**What is needed:**
Leave out the pictures and restate the rest of the data exactly.

_____

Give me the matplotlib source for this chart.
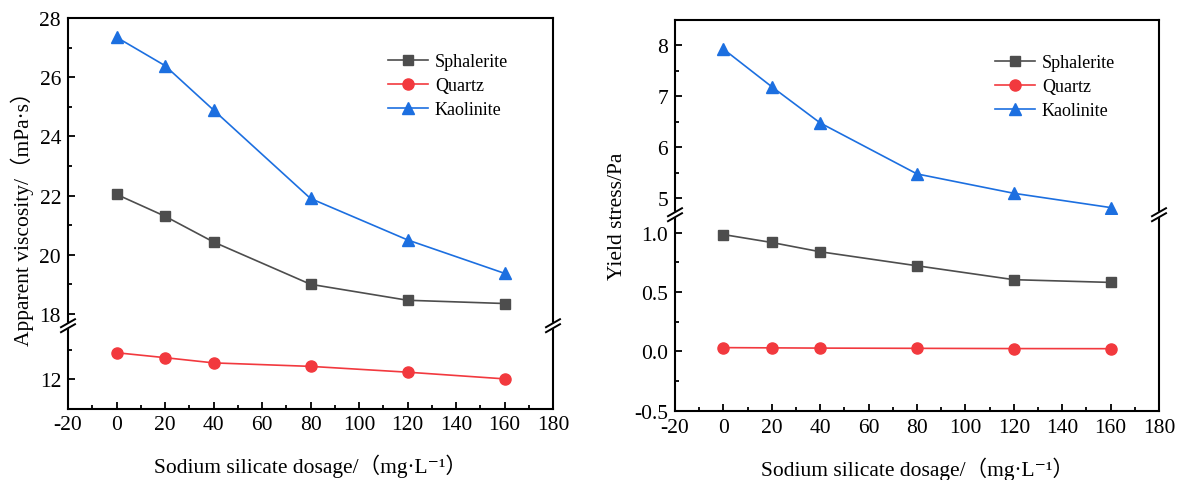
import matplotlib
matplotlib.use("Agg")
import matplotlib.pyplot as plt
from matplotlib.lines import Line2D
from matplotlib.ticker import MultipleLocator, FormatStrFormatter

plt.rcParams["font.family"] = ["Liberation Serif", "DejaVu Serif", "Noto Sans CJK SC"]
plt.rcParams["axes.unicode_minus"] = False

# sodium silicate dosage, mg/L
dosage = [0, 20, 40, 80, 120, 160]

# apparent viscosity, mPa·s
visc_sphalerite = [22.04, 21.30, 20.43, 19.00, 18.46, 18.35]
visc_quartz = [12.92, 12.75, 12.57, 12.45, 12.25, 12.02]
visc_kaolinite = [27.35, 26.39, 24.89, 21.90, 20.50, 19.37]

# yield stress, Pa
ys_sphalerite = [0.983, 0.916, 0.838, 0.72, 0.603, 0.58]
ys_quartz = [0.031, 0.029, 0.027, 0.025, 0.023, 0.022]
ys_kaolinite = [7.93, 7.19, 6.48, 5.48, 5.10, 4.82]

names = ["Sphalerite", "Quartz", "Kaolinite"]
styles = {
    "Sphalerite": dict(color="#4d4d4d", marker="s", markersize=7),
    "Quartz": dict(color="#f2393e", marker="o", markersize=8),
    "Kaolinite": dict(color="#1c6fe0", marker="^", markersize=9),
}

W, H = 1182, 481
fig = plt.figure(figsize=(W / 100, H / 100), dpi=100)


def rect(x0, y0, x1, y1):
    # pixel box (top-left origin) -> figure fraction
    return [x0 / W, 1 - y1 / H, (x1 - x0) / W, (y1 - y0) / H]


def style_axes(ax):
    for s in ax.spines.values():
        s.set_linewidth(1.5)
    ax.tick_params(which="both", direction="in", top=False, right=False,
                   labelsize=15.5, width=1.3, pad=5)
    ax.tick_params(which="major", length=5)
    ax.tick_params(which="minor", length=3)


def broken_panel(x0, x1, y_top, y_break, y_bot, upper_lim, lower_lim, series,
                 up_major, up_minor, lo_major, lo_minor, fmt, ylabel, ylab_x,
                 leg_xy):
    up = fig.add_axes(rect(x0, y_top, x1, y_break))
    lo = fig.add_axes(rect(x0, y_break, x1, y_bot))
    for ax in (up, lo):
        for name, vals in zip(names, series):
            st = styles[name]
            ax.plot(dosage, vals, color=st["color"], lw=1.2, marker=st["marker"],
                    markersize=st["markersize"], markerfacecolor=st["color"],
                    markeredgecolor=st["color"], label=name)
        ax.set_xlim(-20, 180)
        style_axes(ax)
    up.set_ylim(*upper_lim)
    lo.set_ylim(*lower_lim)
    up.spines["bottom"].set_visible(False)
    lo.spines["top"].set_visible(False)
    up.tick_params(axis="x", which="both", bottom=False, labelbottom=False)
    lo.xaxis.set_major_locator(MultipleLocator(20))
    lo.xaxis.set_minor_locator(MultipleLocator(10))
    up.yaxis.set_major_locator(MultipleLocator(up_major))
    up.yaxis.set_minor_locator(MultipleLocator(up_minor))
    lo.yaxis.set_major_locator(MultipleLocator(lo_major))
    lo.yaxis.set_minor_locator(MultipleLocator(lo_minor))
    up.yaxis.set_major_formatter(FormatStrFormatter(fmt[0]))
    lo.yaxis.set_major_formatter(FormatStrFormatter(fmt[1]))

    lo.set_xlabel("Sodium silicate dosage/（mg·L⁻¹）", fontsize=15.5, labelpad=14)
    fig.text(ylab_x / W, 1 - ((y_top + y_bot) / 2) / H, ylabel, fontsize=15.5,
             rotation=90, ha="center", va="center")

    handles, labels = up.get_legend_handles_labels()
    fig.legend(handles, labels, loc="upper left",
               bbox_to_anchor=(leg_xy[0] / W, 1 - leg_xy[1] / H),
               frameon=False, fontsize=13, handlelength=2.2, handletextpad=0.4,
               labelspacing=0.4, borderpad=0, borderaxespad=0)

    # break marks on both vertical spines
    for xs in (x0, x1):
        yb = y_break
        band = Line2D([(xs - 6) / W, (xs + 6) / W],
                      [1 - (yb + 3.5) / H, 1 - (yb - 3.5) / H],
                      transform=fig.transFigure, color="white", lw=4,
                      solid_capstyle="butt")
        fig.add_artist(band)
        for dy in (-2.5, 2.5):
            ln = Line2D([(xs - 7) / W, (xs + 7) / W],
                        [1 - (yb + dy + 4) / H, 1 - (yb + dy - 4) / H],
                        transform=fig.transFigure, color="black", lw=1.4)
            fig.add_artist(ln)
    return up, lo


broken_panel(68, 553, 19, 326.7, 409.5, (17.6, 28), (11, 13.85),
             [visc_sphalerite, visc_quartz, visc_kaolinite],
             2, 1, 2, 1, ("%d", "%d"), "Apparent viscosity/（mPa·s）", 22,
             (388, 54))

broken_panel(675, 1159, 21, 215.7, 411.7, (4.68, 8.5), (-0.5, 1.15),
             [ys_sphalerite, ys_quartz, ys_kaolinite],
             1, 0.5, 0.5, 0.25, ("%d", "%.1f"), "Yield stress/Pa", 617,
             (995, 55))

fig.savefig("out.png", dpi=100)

_____

**Answer below:**
Give me the matplotlib source for this chart.
import matplotlib
matplotlib.use("Agg")
import matplotlib.pyplot as plt
from matplotlib.lines import Line2D
from matplotlib.ticker import MultipleLocator, FormatStrFormatter

plt.rcParams["font.family"] = ["Liberation Serif", "DejaVu Serif", "Noto Sans CJK SC"]
plt.rcParams["axes.unicode_minus"] = False

# sodium silicate dosage, mg/L
dosage = [0, 20, 40, 80, 120, 160]

# apparent viscosity, mPa·s
visc_sphalerite = [22.04, 21.30, 20.43, 19.00, 18.46, 18.35]
visc_quartz = [12.92, 12.75, 12.57, 12.45, 12.25, 12.02]
visc_kaolinite = [27.35, 26.39, 24.89, 21.90, 20.50, 19.37]

# yield stress, Pa
ys_sphalerite = [0.983, 0.916, 0.838, 0.72, 0.603, 0.58]
ys_quartz = [0.031, 0.029, 0.027, 0.025, 0.023, 0.022]
ys_kaolinite = [7.93, 7.19, 6.48, 5.48, 5.10, 4.82]

names = ["Sphalerite", "Quartz", "Kaolinite"]
styles = {
    "Sphalerite": dict(color="#4d4d4d", marker="s", markersize=7),
    "Quartz": dict(color="#f2393e", marker="o", markersize=8),
    "Kaolinite": dict(color="#1c6fe0", marker="^", markersize=9),
}

W, H = 1182, 481
fig = plt.figure(figsize=(W / 100, H / 100), dpi=100)


def rect(x0, y0, x1, y1):
    # pixel box (top-left origin) -> figure fraction
    return [x0 / W, 1 - y1 / H, (x1 - x0) / W, (y1 - y0) / H]


def style_axes(ax):
    for s in ax.spines.values():
        s.set_linewidth(1.5)
    ax.tick_params(which="both", direction="in", top=False, right=False,
                   labelsize=15.5, width=1.3, pad=5)
    ax.tick_params(which="major", length=5)
    ax.tick_params(which="minor", length=3)


def broken_panel(x0, x1, y_top, y_break, y_bot, upper_lim, lower_lim, series,
                 up_major, up_minor, lo_major, lo_minor, fmt, ylabel, ylab_x,
                 leg_xy):
    up = fig.add_axes(rect(x0, y_top, x1, y_break))
    lo = fig.add_axes(rect(x0, y_break, x1, y_bot))
    for ax in (up, lo):
        for name, vals in zip(names, series):
            st = styles[name]
            ax.plot(dosage, vals, color=st["color"], lw=1.2, marker=st["marker"],
                    markersize=st["markersize"], markerfacecolor=st["color"],
                    markeredgecolor=st["color"], label=name)
        ax.set_xlim(-20, 180)
        style_axes(ax)
    up.set_ylim(*upper_lim)
    lo.set_ylim(*lower_lim)
    up.spines["bottom"].set_visible(False)
    lo.spines["top"].set_visible(False)
    up.tick_params(axis="x", which="both", bottom=False, labelbottom=False)
    lo.xaxis.set_major_locator(MultipleLocator(20))
    lo.xaxis.set_minor_locator(MultipleLocator(10))
    up.yaxis.set_major_locator(MultipleLocator(up_major))
    up.yaxis.set_minor_locator(MultipleLocator(up_minor))
    lo.yaxis.set_major_locator(MultipleLocator(lo_major))
    lo.yaxis.set_minor_locator(MultipleLocator(lo_minor))
    up.yaxis.set_major_formatter(FormatStrFormatter(fmt[0]))
    lo.yaxis.set_major_formatter(FormatStrFormatter(fmt[1]))

    lo.set_xlabel("Sodium silicate dosage/（mg·L⁻¹）", fontsize=15.5, labelpad=14)
    fig.text(ylab_x / W, 1 - ((y_top + y_bot) / 2) / H, ylabel, fontsize=15.5,
             rotation=90, ha="center", va="center")

    handles, labels = up.get_legend_handles_labels()
    fig.legend(handles, labels, loc="upper left",
               bbox_to_anchor=(leg_xy[0] / W, 1 - leg_xy[1] / H),
               frameon=False, fontsize=13, handlelength=2.2, handletextpad=0.4,
               labelspacing=0.4, borderpad=0, borderaxespad=0)

    # break marks on both vertical spines
    for xs in (x0, x1):
        yb = y_break
        band = Line2D([(xs - 6) / W, (xs + 6) / W],
                      [1 - (yb + 3.5) / H, 1 - (yb - 3.5) / H],
                      transform=fig.transFigure, color="white", lw=4,
                      solid_capstyle="butt")
        fig.add_artist(band)
        for dy in (-2.5, 2.5):
            ln = Line2D([(xs - 7) / W, (xs + 7) / W],
                        [1 - (yb + dy + 4) / H, 1 - (yb + dy - 4) / H],
                        transform=fig.transFigure, color="black", lw=1.4)
            fig.add_artist(ln)
    return up, lo


broken_panel(68, 553, 19, 326.7, 409.5, (17.6, 28), (11, 13.85),
             [visc_sphalerite, visc_quartz, visc_kaolinite],
             2, 1, 2, 1, ("%d", "%d"), "Apparent viscosity/（mPa·s）", 22,
             (388, 54))

broken_panel(675, 1159, 21, 215.7, 411.7, (4.68, 8.5), (-0.5, 1.15),
             [ys_sphalerite, ys_quartz, ys_kaolinite],
             1, 0.5, 0.5, 0.25, ("%d", "%.1f"), "Yield stress/Pa", 617,
             (995, 55))

fig.savefig("out.png", dpi=100)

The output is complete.